Cline believes the bill could backfire, creating more problems than solutions. “The danger of creating policies aimed at one corner of the fashion industry is it will create piecemeal solutions with negative side effects,” she says. “Companies will simply find workarounds. We need policies that address the environmental and human rights impacts across the entire apparel industry and that hold all companies regardless of where they’re headquartered to the same standards.”
Tulquois says fashion should prepare for the possibility that the European bloc could follow France’s lead. “French environmental laws adopted over the course of the past four years have inspired the EU to adopt similar laws as part of the EU Green Deal,” he says. “This approach vis-à-vis fast fashion risks being ‘exported’ to other EU Member States for harmonisation purposes.”

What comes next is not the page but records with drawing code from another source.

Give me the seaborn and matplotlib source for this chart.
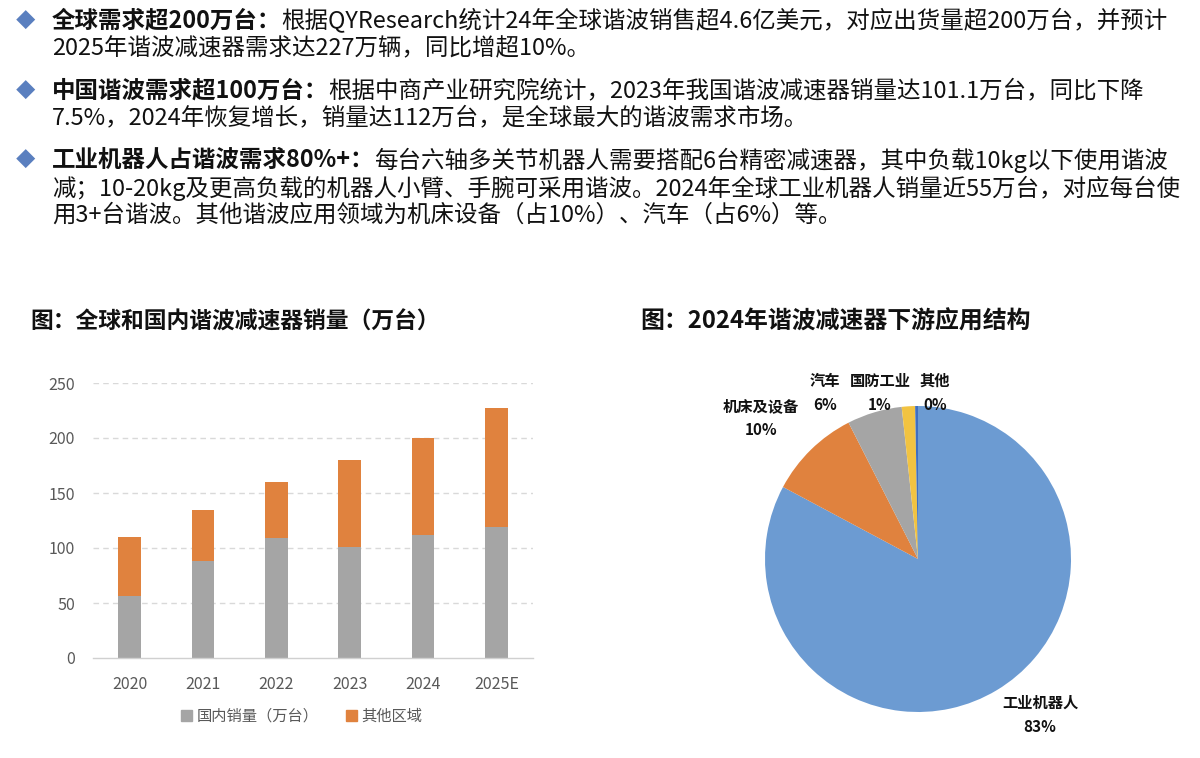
import numpy as np
import matplotlib
matplotlib.use("Agg")
import matplotlib.pyplot as plt
from matplotlib.patches import Patch
import seaborn as sns
import pandas as pd

# ----- DATA -----
years = ["2020", "2021", "2022", "2023", "2024", "2025E"]
domestic = [56, 88, 109, 101, 112, 119]
total = [110, 135, 160, 180, 200, 227]
yticks = [0, 50, 100, 150, 200, 250]

pie_names = ["工业机器人", "机床及设备", "汽车", "国防工业", "其他"]
pie_values = [82.8, 9.7, 5.8, 1.4, 0.3]
pie_pct = ["83%", "10%", "6%", "1%", "0%"]

bullets = [
    ("全球需求超200万台：",
     ["根据QYResearch统计24年全球谐波销售超4.6亿美元，对应出货量超200万台，并预计",
      "2025年谐波减速器需求达227万辆，同比增超10%。"]),
    ("中国谐波需求超100万台：",
     ["根据中商产业研究院统计，2023年我国谐波减速器销量达101.1万台，同比下降",
      "7.5%，2024年恢复增长，销量达112万台，是全球最大的谐波需求市场。"]),
    ("工业机器人占谐波需求80%+：",
     ["每台六轴多关节机器人需要搭配6台精密减速器，其中负载10kg以下使用谐波",
      "减；10-20kg及更高负载的机器人小臂、手腕可采用谐波。2024年全球工业机器人销量近55万台，对应每台使",
      "用3+台谐波。其他谐波应用领域为机床设备（占10%）、汽车（占6%）等。"]),
]

GRAY = "#A5A5A5"
ORANGE = "#E0823E"
PIE_COLORS = ["#6C9BD2", ORANGE, GRAY, "#F2C341", "#3F6FC0"]

sns.set_theme(style="white")
plt.rcParams['font.family'] = ['Noto Sans CJK SC', 'DejaVu Sans']

W, H = 1200, 758
fig = plt.figure(figsize=(W / 100, H / 100), dpi=100)
fig.patch.set_facecolor("white")
renderer = fig.canvas.get_renderer()


def fx(px):
    return px / W


def fy(py):
    return 1 - py / H


# ----- TOP TEXT -----
line_y = [[21, 49], [91, 118], [160, 188, 215]]
fs = 16.9
for (head, lines), ys in zip(bullets, line_y):
    fig.text(fx(16), fy(ys[0]), "◆", color="#5A7FBF", fontsize=14, va="center", ha="left")
    t = fig.text(fx(52), fy(ys[0]), head, fontsize=fs, fontweight="bold", color="#111111",
                 va="center", ha="left")
    bb = t.get_window_extent(renderer)
    fig.text(bb.x1 / W, fy(ys[0]), lines[0], fontsize=fs, color="#111111", va="center", ha="left")
    for ln, yy in zip(lines[1:], ys[1:]):
        fig.text(fx(52), fy(yy), ln, fontsize=fs, color="#111111", va="center", ha="left")

# ----- TITLES -----
fig.text(fx(30), fy(322), "图：全球和国内谐波减速器销量（万台）", fontsize=16.4, fontweight="bold",
         color="#111111", va="center", ha="left")
fig.text(fx(640), fy(322), "图：2024年谐波减速器下游应用结构", fontsize=17.2, fontweight="bold",
         color="#111111", va="center", ha="left")

# ----- BAR CHART -----
ax = fig.add_axes([fx(93), 1 - 658 / H, (533 - 93) / W, (658 - 383) / H * 1.0])
df = pd.DataFrame({"year": years, "domestic": domestic, "total": total})
sns.barplot(data=df, x="year", y="total", color=ORANGE, width=0.31, saturation=1, ax=ax)
sns.barplot(data=df, x="year", y="domestic", color=GRAY, width=0.31, saturation=1, ax=ax)
for p in ax.patches:
    p.set_edgecolor("none")
ax.set_xlim(-0.5, len(years) - 0.5)
ax.set_ylim(0, 250)
ax.set_yticks(yticks)
ax.set_xlabel("")
ax.set_ylabel("")
for v in yticks[1:]:
    ax.axhline(v, color="#D9D9D9", lw=1, ls=(0, (4, 3)), zorder=0)
for s in ["top", "right", "left"]:
    ax.spines[s].set_visible(False)
ax.spines["bottom"].set_color("#D0D0D0")
ax.spines["bottom"].set_linewidth(1)
ax.tick_params(axis="both", length=0, colors="#595959", labelsize=11.5)
ax.tick_params(axis="y", pad=13)
ax.tick_params(axis="x", pad=13)
ax.set_facecolor("none")
handles = [Patch(color=GRAY, label="国内销量（万台）"), Patch(color=ORANGE, label="其他区域")]
fig.legend(handles=handles, loc="center", bbox_to_anchor=(fx(302), fy(716)), ncol=2,
           frameon=False, fontsize=11, handlelength=0.7, handleheight=0.7,
           handletextpad=0.3, columnspacing=1.8, labelcolor="#595959")

# ----- PIE CHART -----
cx, cy, r = 918, 559, 153
pax = fig.add_axes([fx(cx - r), 1 - (cy + r) / H, 2 * r / W, 2 * r / H])
pax.pie(pie_values, colors=PIE_COLORS, startangle=90, counterclock=False,
        wedgeprops=dict(linewidth=0))
pax.set_xlim(-1, 1)
pax.set_ylim(-1, 1)
pax.set_aspect("equal")
pax.axis("off")

label_pos = [(1040, 715), (761, 418), (825, 393), (880, 393), (935, 393)]
for name, pct, (lx, ly) in zip(pie_names, pie_pct, label_pos):
    fig.text(fx(lx), fy(ly), name + "\n" + pct, fontsize=11, fontweight="bold",
             color="#111111", ha="center", va="center", linespacing=1.6)

fig.savefig("out.png", dpi=100, facecolor="white")
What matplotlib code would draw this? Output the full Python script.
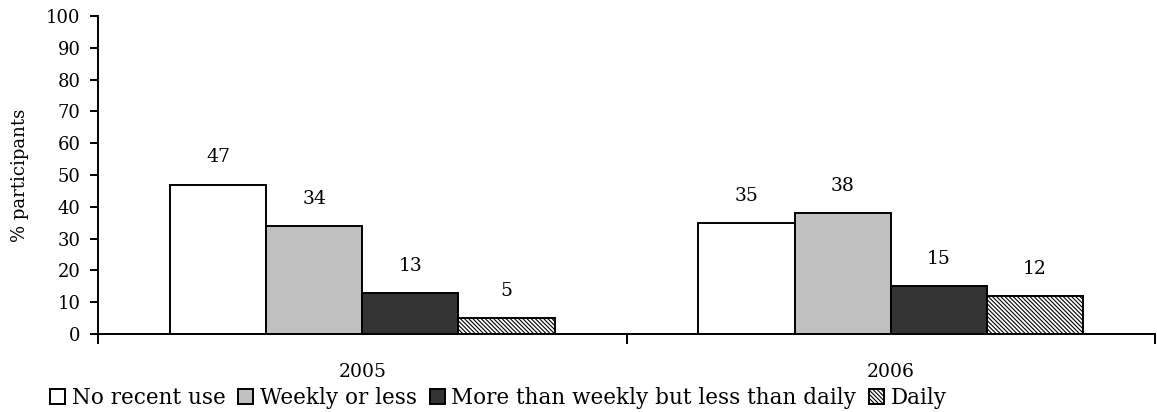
import matplotlib
matplotlib.use("Agg")
import matplotlib.pyplot as plt
import numpy as np

plt.rcParams['font.family'] = ['DejaVu Serif']
plt.rcParams['hatch.linewidth'] = 0.8

years = ["2005", "2006"]
series = ["No recent use", "Weekly or less", "More than weekly but less than daily", "Daily"]
values = [
    [47, 35],
    [34, 38],
    [13, 15],
    [5, 12],
]
colors = ["white", "#c0c0c0", "#333333", "white"]
hatches = [None, None, None, "\\" * 8]

fig = plt.figure(figsize=(11.57, 4.12), dpi=100)
ax = fig.add_axes([98/1157, 78/412, (1155-98)/1157, (334-16)/412])

n = len(series)
bw = 0.182
x = np.arange(len(years))
for i, (name, vals) in enumerate(zip(series, values)):
    pos = x + (i - (n - 1) / 2) * bw
    bars = ax.bar(pos, vals, width=bw, color=colors[i], edgecolor="black",
                  linewidth=1.4, hatch=hatches[i], label=name, zorder=2)
    for b, v in zip(bars, vals):
        ax.annotate(str(v), (b.get_x() + b.get_width() / 2, v),
                    xytext=(0, 13), textcoords="offset points",
                    ha="center", va="bottom", fontsize=13.5)

ax.set_xlim(-0.5, 1.5)
ax.set_ylim(0, 100)
ax.set_yticks(np.arange(0, 101, 10))
ax.tick_params(axis="y", direction="out", length=5.5, width=1.4, labelsize=13, pad=7)
ax.set_xticks([-0.5, 0.5, 1.5])
ax.set_xticklabels([])
ax.tick_params(axis="x", direction="out", length=7, width=1.4)
for xi, y in zip(x, years):
    ax.text(xi, -0.09, y, transform=ax.get_xaxis_transform(), ha="center",
            va="top", fontsize=13.5)
ax.spines["top"].set_visible(False)
ax.spines["right"].set_visible(False)
ax.spines["left"].set_linewidth(1.4)
ax.spines["bottom"].set_linewidth(1.4)
ax.set_ylabel("% participants", fontsize=13, labelpad=12)

leg = fig.legend(loc="center left", bbox_to_anchor=(50/1157, 1 - 398/412), ncol=4,
                 frameon=False, fontsize=15.5, handlelength=0.7, handleheight=0.7,
                 handletextpad=0.3, columnspacing=0.6, borderaxespad=0,
                 borderpad=0)

fig.savefig("out.png", dpi=100)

France will elect new members to the European Parliament this summer, suggesting that policymakers are keen to stand out during a politically charged year, says Lisa Lang, director of policy and EU Affairs Orchestrator for Climate-KIC Holding B.V.. This could explain why they’re targeting a top global polluter that “is not organized enough to lobby,” she says. If the proposed law supports local brands who are truly aiming to operate sustainably by reducing overproduction and producing closer to market, “this could be a good first step to demonstrate that ‘sustainability means good business’,” says Lang.